Salafists in Germany, followers of a fundamentalist and sometimes violent interpretation of Islam which gave birth to the Islamic State, are targeting refugees fleeing the Middle East and Asia for radicalisation.
As more than 4,000 refugees and migrants arrive in the south-east of Europe every day and with 105,000 arriving in Germany in August alone, fears have been raised that the flow of people from Isis-held Iraq, Libya and Syria may pose a security risk.
In Germany the country's fundamental Islamists have identified those arriving from the embattled nations to the west as ripe for radicalisation. Bavaria-based preacher Pierre Vogel, a proponent of strict Sharia law but who does not advocate violence, has published guidelines in a YouTube video on how his followers should best capitalise on the arriving refugees. He suggests they should form teams to help refugees build shelters and visit them often.
Vogel instructs his fellow Salafists to "bring gifts" and try to gain access to accommodation where refugees are staying. If they are refused they are told to engage with refugees in their local mosques. The Salafists are also concerned that refugees might convert to Christianity.
The German newspaper Die Welt has quoted a member of the country's secret service who has been observing the Salafists as saying: "Our study shows that Salafis have tried in individual cases, to establish contact with refugees on the pretext of alleged offers of help."
In other parts of the country, Salafists have engaged in similar activities as refugees arrive in North Rhine-Westphalia and Hamburg. Secular groups in Germany have claimed the goal of the extremist group is to hamper the integration of refugees into German society.
Professor Anthony Glees, the director of the Centre for Security and Intelligence Studies at Buckingham University, told IBTimes UK that he thought Germany had radically underestimated the impact the arrival of so many refugees could have when it said it would process 800,000 asylum seekers this year.
"There is a possibility that perfectly straightforward migrants from Syria could be radicalised in Europe.

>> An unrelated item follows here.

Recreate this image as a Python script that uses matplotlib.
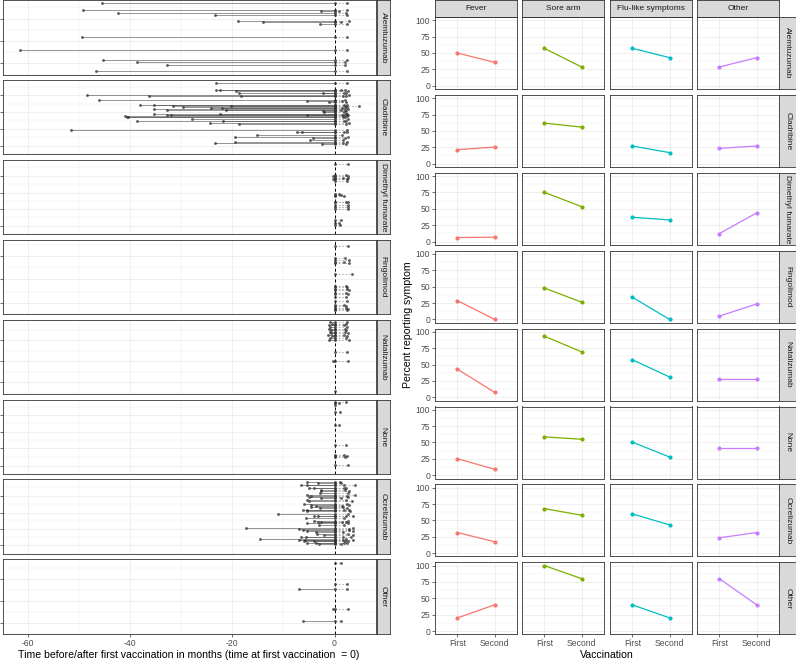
import numpy as np
import matplotlib.pyplot as plt

plt.rcParams['font.family'] = ['Liberation Sans', 'DejaVu Sans']
plt.rcParams['axes.unicode_minus'] = False

# ---------------- data ----------------
drugs = ["Alemtuzumab", "Cladribine", "Dimethyl fumarate", "Fingolimod",
         "Natalizumab", "None", "Ocrelizumab", "Other"]
symptoms = ["Fever", "Sore arm", "Flu-like symptoms", "Other"]
vaccinations = ["First", "Second"]

# percent reporting symptom (first, second) per drug
fever = [(50, 35.7), (21.3, 25.4), (6.1, 6.6), (28.8, 0), (43.1, 7.6), (25.3, 9.1), (31.5, 17.3), (20, 40)]
sore_arm = [(57.1, 28.6), (61.9, 55.8), (75.1, 53.3), (48, 26.3), (93.4, 69.5), (58.6, 55), (68, 57.9), (100, 80)]
flu_like = [(57.1, 42.9), (26.9, 16.8), (37.1, 33), (33.8, 0), (57.4, 31), (50.5, 27.8), (59.9, 43.1), (40, 20)]
other_sym = [(28.6, 42.9), (23.4, 26.9), (12.2, 43.7), (5, 23.7), (28.4, 28.4), (41.9, 41.9), (23.4, 31.5), (80, 40)]

# patient rows: (row position, last treatment time, second vaccination time) in months
alemtuzumab_rows = [(3.3, -45.5, 2.5), (10, -49.1, 2.5), (11.5, -2.7, 0.9), (13.5, -42.4, 2.3),
                    (15, -23.3, 2.5), (21.5, -18.8, 2.9), (22.8, -14.0, 1.2), (24.3, -2.9, 2.5),
                    (37.3, -49.3, 2.5), (51, -61.5, 2.5), (61, -45.2, 2.5), (62.5, -38.6, 2.0),
                    (65.7, -32.7, 2.0), (71.7, -46.6, 2.5)]
cladribine_rows = [(3.3, -23.1, 2.4), (10.8, -23.1, 1.2), (11.5, -22.3, 2.0), (12.7, -19.2, 2.6),
                   (14.2, -18.7, 1.8), (15, -2.2, 2.2), (16.7, -48.3, 2.8), (17.5, -36.3, 2.3),
                   (18.2, -18.2, 1.6), (22.7, -46, 2.0), (23.5, -5.4, 1.5), (25.3, -1.0, 2.2),
                   (27.7, -38, 2.5), (28.3, -35.2, 1.8), (28.8, -31.6, 2.0), (29.3, -20.3, 4.8),
                   (30.7, -29.6, 2.4), (31.3, -24.1, 1.5), (31.8, -22, 2.0), (32.7, -35.2, 2.6),
                   (33.2, -32.7, 1.2), (33.8, -21.3, 2.0), (34.3, -2.3, 2.3), (35.5, -2.0, 1.8),
                   (37.7, -22.3, 2.5), (38.7, -35.2, 2.2), (39.2, -32.7, 1.5), (39.6, -32.0, 2.6),
                   (39.0, -5.3, 1.9), (40.7, -41, 2.4), (41.3, -40.5, 2.0), (42, -40.3, 1.6),
                   (43.7, -27.8, 2.6), (46, -38.6, 1.8), (46.6, -21.8, 2.2), (48.3, -24.3, 2.8),
                   (48.9, -18.6, 2.3), (56.7, -51.5, 2.5), (58.2, -7.3, 1.8), (58.9, -6.3, 2.4),
                   (61.3, -15.2, 1.5), (64.3, -19.5, 2.6), (65, -4.3, 2.0), (67.3, -4.8, 1.7),
                   (70, -19.4, 2.5), (71, -23.4, 1.6), (71.6, -2.5, 2.2)]
dimethyl_rows = [(5, 0, 2.7), (16.7, 0, 2.2), (17.5, -0.3, 2.7), (20, 0, 1.7), (20.8, 0, 2.6),
                 (21.7, -0.4, 2.4), (24, 0, 2.5), (38.3, 0, 0.9), (39.2, 0, 1.3), (40.7, 0, 1.9),
                 (46.7, 0, 2.2), (47.5, 0, 2.6), (50, 0, 2.7), (52.7, 0, 2.7), (55, 0, 2.7),
                 (66.7, 0, 1.2), (70.7, 0, 0.8), (72.7, 0, 1.1)]
fingolimod_rows = [(6, 0, 2.7), (19.3, 0, 2.1), (20.5, 0, 2.8), (23.3, 0, 1.9), (24, 0, 2.8),
                   (35, 0, 3.5), (47.3, 0, 2.2), (48.3, 0, 2.5), (50.7, 0, 2.4), (51.5, 0, 2.8),
                   (55, 0, 2.2), (56, 0, 2.6), (59.3, 0, 2.2), (62.7, 0, 2.5), (66.7, 0, 1.9),
                   (68, 0, 2.3), (70, 0, 2.2), (71.3, 0, 2.7), (72.7, 0, 2.5)]
natalizumab_rows = [(2.3, -0.8, 2.5), (4.5, -0.5, 2.2), (5.7, -1.0, 1.9), (7.5, -0.9, 2.4),
                    (9, -1.0, 2.1), (10.5, -0.7, 2.3), (12.3, -0.9, 2.0), (13.5, -0.6, 2.6),
                    (15.7, -1.2, 1.9), (17, -0.5, 2.4), (18.5, -0.8, 2.2), (20.7, -1.0, 2.8),
                    (33, 0, 2.4), (41.3, -0.4, 2.7), (72.3, 0, np.nan)]
none_rows = [(3, 0, 2.2), (3.8, 0, 0.9), (5.7, 0, np.nan), (14, 0, 1.1), (27.3, 0, 0.9),
             (49, 0, 2.3), (60.7, 0, 1.8), (61.8, 0, 2.4), (63, 0, 2.0), (71.7, 0, 2.7)]
ocrelizumab_rows = [(3.3, -5.4, 1.1), (4.0, -3.3, 1.3), (6, -6.6, 1.9), (6.7, -5.4, 3.9),
                    (9.3, -5.0, 1.9), (10.0, -4.0, 2.3), (12, -2.7, 2.0), (12.7, -2.7, 2.9),
                    (15.3, -2.8, 2.6), (17.7, -5.3, 3.9), (18.5, -4.6, 2.4), (20, -5.0, 2.6),
                    (20.8, -2.7, 1.3), (23.3, -5.4, 2.2), (24, -5.0, 3.4), (27.7, -5.9, 2.4),
                    (28.5, -4.6, 2.8), (29.2, -3.7, 1.5), (31, -4.6, 1.6), (31.7, -2.8, 2.5),
                    (33.7, -6.1, 1.9), (34.3, -5.3, 2.9), (35.3, -5.4, 3.1), (38.3, -11.0, 2.6),
                    (40, -4.0, 3.6), (40.7, -3.3, 2.2), (42.7, -5.6, 1.8), (46, -4.0, 2.6),
                    (46.7, -3.3, 1.5), (47.3, -2.7, 2.2), (48.7, -5.4, 2.6), (51, -3.0, 1.9),
                    (54.3, -17.3, 3.6), (55, -6.9, 2.8), (56, -6.1, 2.9), (56.7, -5.3, 3.6),
                    (57.7, -3.7, 1.7), (61, -3.5, 2.6), (61.7, -2.0, 3.6), (63.3, -6.6, 3.2),
                    (64, -5.6, 1.6), (66, -14.6, 2.2), (66.7, -6.9, 3.6), (67.3, -5.8, 1.6),
                    (67.7, -5.9, 2.6), (68.5, -4.0, 2.0), (70, -5.4, 1.9), (70.7, -3.7, 2.4),
                    (72, -3.0, 1.3)]
other_rows = [(4.3, 0, 1.2), (28.3, 0, 2.5), (34.3, -6.9, 2.5), (56.7, -0.3, 2.6), (71, -6.1, 1.2)]

group_rows = [alemtuzumab_rows, cladribine_rows, dimethyl_rows, fingolimod_rows,
              natalizumab_rows, none_rows, ocrelizumab_rows, other_rows]
# y breaks of each free-scale panel (labels are blank in the original)
group_ticks = [[19, 42, 64], [17, 36, 55, 74], [18, 37, 55, 73.5], [17, 40, 65],
               [21, 42, 63], [17, 35, 53, 72], [18, 37, 55, 73], [23, 48, 73]]

colors = ["#F8766D", "#7CAE00", "#00BFC4", "#C77CFF"]

# ---------------- layout helpers ----------------
W, H = 796, 661
fig = plt.figure(figsize=(W / 100, H / 100), dpi=100)

def px_axes(x0, y0, x1, y1):
    return fig.add_axes([x0 / W, 1 - y1 / H, (x1 - x0) / W, (y1 - y0) / H])

def style_panel(ax):
    ax.set_facecolor('white')
    ax.set_axisbelow(True)
    for sp in ax.spines.values():
        sp.set_color('#333333')
        sp.set_linewidth(0.6)
    ax.tick_params(which='major', length=2, width=0.5, color='#333333',
                   labelsize=6.2, labelcolor='#4D4D4D', pad=1.5)
    ax.tick_params(which='minor', length=0)
    ax.grid(which='major', color='#EBEBEB', lw=0.55)
    ax.grid(which='minor', color='#EBEBEB', lw=0.3)

def strip(x0, y0, x1, y1, label, rot):
    ax = px_axes(x0, y0, x1, y1)
    ax.set_facecolor('#D9D9D9')
    ax.set_xticks([])
    ax.set_yticks([])
    for sp in ax.spines.values():
        sp.set_color('#333333')
        sp.set_linewidth(0.6)
    ax.text(0.5, 0.5, label, rotation=rot, ha='center', va='center',
            fontsize=6.0, color='#1A1A1A', transform=ax.transAxes)

# ---------------- left: timeline panels ----------------
for i, rows in enumerate(group_rows):
    top = 79.9 * i
    ax = px_axes(3, top, 376, top + 74.5)
    style_panel(ax)
    ys = np.array([r[0] for r in rows])
    starts = np.array([r[1] for r in rows])
    seconds = np.array([r[2] for r in rows])

    ax.axvline(0, color='black', lw=0.7, ls=(0, (3, 2.5)), zorder=1)
    ax.hlines(ys, starts, 0, color='#4D4D4D', lw=0.6, alpha=0.7, zorder=2)
    ok = ~np.isnan(seconds)
    ax.hlines(ys[ok], 0, seconds[ok], color='#A6A6A6', lw=0.6,
              linestyles=(0, (2, 2)), zorder=2)
    pts = dict(ls='none', marker='o', ms=2.1, color='#333333', alpha=0.75, mew=0, zorder=3)
    ax.plot(starts[starts < 0], ys[starts < 0], **pts)
    ax.plot(np.zeros(len(ys)), ys, **pts)
    ax.plot(seconds[ok], ys[ok], **pts)

    ax.set_xlim(-64.8, 8.1)
    ax.set_ylim(75, 0)
    ax.set_xticks([-60, -40, -20, 0])
    ax.set_xticks([-50, -30, -10], minor=True)
    ticks = group_ticks[i]
    step = ticks[1] - ticks[0]
    ax.set_yticks(ticks)
    ax.set_yticklabels([''] * len(ticks))
    ax.set_yticks([t - step / 2 for t in ticks] + [ticks[-1] + step / 2], minor=True)
    if i < len(group_rows) - 1:
        ax.tick_params(axis='x', which='both', length=0, labelbottom=False)
    else:
        ax.set_xticklabels(['-60', '-40', '-20', '0'])
    strip(376.5, top, 390, top + 74.5, drugs[i], 270)

fig.text(189 / W, 1 - 655 / H,
         "Time before/after first vaccination in months (time at first vaccination  = 0)",
         ha='center', va='center', fontsize=7.6, color='black')

# ---------------- right: symptom panels ----------------
sym_values = [fever, sore_arm, flu_like, other_sym]
col_x = [435, 522, 610, 697]
for i, drug in enumerate(drugs):
    top = 17 + 77.9 * i
    for j, sym in enumerate(symptoms):
        ax = px_axes(col_x[j], top, col_x[j] + 82, top + 72)
        style_panel(ax)
        first, second = sym_values[j][i]
        ax.plot([1, 2], [first, second], '-o', color=colors[j], lw=0.9, ms=3, mew=0)
        ax.set_xlim(0.4, 2.6)
        ax.set_ylim(-5, 105)
        ax.set_xticks([1, 2])
        ax.set_yticks([0, 25, 50, 75, 100])
        ax.set_yticks([12.5, 37.5, 62.5, 87.5], minor=True)
        if j > 0:
            ax.tick_params(axis='y', which='major', length=0, labelleft=False)
        if i < len(drugs) - 1:
            ax.tick_params(axis='x', which='major', length=0, labelbottom=False)
        else:
            ax.set_xticklabels(vaccinations)
        if i == 0:
            strip(col_x[j], 0, col_x[j] + 82, 16.5, sym, 0)
    strip(779, top, 796.5, top + 72, drug, 270)

fig.text(408 / W, 1 - 325 / H, "Percent reporting symptom", rotation=90,
         ha='center', va='center', fontsize=7.6, color='black')
fig.text(607 / W, 1 - 655 / H, "Vaccination", ha='center', va='center',
         fontsize=7.6, color='black')

fig.savefig("out.png", dpi=100, facecolor='white')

Every which way, the security aspects of Germany's emotional response to the crisis spells a real security nightmare for all of Europe," he said.
"This is a problem because of the dereliction of duty on the part of the Germans. The Germans have prevented the Hungarians from doing what the law, Schengen and the Dublin accord says has to be done. People have to be screened in the first Schengen European Union country they get to," he added.
Germany announced last week that it would no longer follow the Dublin accord which stipulated refugees and asylum seekers had to be processed in the first EU member state they arrived in. The move was precipitated in part by the unfair burden posed to "front line" nations such as Italy, Greece and Hungary where refugees were arriving in unprecedented numbers.
Security analysis and government ministers across Europe have claimed the Islamic State could exploit refugee routes in attempts to carry out terrorist attacks.